冷泉彰彦「『移民という個』に救われる世界」  

「(前略)どうしてこの暗い日々にデーブさんのダジャレは輝いているのでしょう? 答えは単純です。ダジャレとして優れているからです。一つ一つが素晴らしいからです。どうして素晴らしいのでしょう。それは日本語と日本社会を徹底的に客観視した上で、正確いや精密な理解をしているからです。ダジャレという表現スタイルについてもそうです。無意識に聞いて育ったのではない分、意識的に研究してテクニックを磨き抜いてきたのだと思います。

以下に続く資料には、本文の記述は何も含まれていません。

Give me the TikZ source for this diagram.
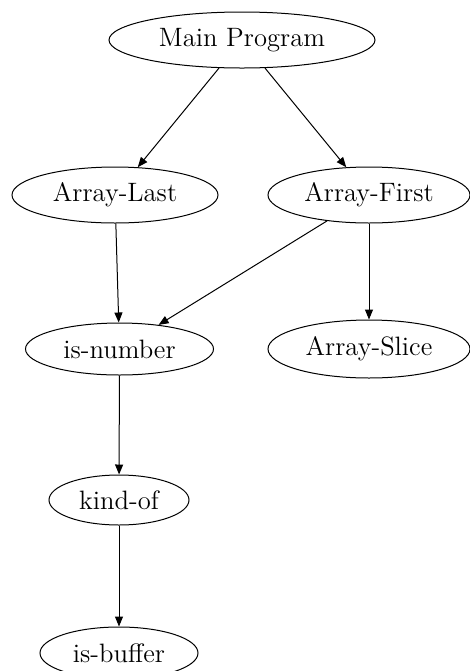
\documentclass[tikz,border=0pt]{standalone}
\usetikzlibrary{shapes.geometric,arrows.meta}
\begin{document}
\begin{tikzpicture}[x=0.5pt,y=-0.5pt,
  every node/.style={font=\fontsize{13.3}{15}\selectfont},
  task/.style={ellipse,draw,line width=0.5pt,inner sep=1pt},
  link/.style={draw,line width=0.5pt,-{Triangle[length=5pt,width=4pt]}}]
  \useasboundingbox (0,0) rectangle (470,671);
  % call graph nodes
  \node[task,minimum width=133pt,minimum height=28pt] (main)   at (242,40)    {Main Program};
  \node[task,minimum width=103pt,minimum height=28pt] (alast)  at (115,195)   {Array-Last};
  \node[task,minimum width=101pt,minimum height=28pt] (afirst) at (369,195)   {Array-First};
  \node[task,minimum width=94pt,minimum height=26pt]  (isnum)  at (119.5,349) {is-number};
  \node[task,minimum width=101pt,minimum height=29pt] (aslice) at (369,349)   {Array-Slice};
  \node[task,minimum width=70pt,minimum height=25pt]  (kindof) at (119,500)   {kind-of};
  \node[task,minimum width=79pt,minimum height=26pt]  (isbuf)  at (119,653)   {is-buffer};
  % dependencies
  \draw[link] (main) -- (alast);
  \draw[link] (main) -- (afirst);
  \draw[link] (alast) -- (isnum);
  \draw[link] (afirst) -- (isnum);
  \draw[link] (afirst) -- (aslice);
  \draw[link] (isnum) -- (kindof);
  \draw[link] (kindof) -- (isbuf);
\end{tikzpicture}
\end{document}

 その作業は恐らく孤独なものだったと思います。ダジャレの能力が発展途上の段階でも、笑ってくれる日本人は多かったでしょうが、デーブさんが何を感じ、何を考えていたか、分かって笑っていたのではないと思います。「変な外人」の典型だとして「珍しい」ので笑っていただだったのだと思います。そんな視線に囲まれる中での孤独な作業がデーブさんの技量を磨いていったのでしょう。そうした努力の痕跡を「人工的な手つき」だとして、私は遠ざけていたことになります。

 失礼な言い方かもしれませんが、デーブさんの場合は「移民という個」が素晴らしいダジャレを生み出し続け、こうした暗い日々にあって日本人の心を慰めているのだと思います。いや「移民」というのは適切ではないかもしれません。私にはデーブさんのダジャレは、そのまま日本の文化の豊かさ、日本のコミュニティの健全さを象徴するようにも思われます。日本人以上に日
本人という域に達した芸だと言えるでしょう。私の場合は、過去に偏見を抱いていたことへの後悔も加わって、とにかく頭の下がる想いがするのです。」

冷泉さん、ベタ褒めじゃないですか…。


菊地成孔さんの日記を読んでいても
「ほんとうに人生を楽しみ遊び尽くすには教養が必要だわ…(遠い目)」
と思うことがよくあるけど、

デーブ氏のダジャレを楽しみ尽くすにも、いろいろ知性が必要だったか!

ちゃんと人生観が変わったというのにここまで読んでしまった人がいたら申し訳ありませんでした。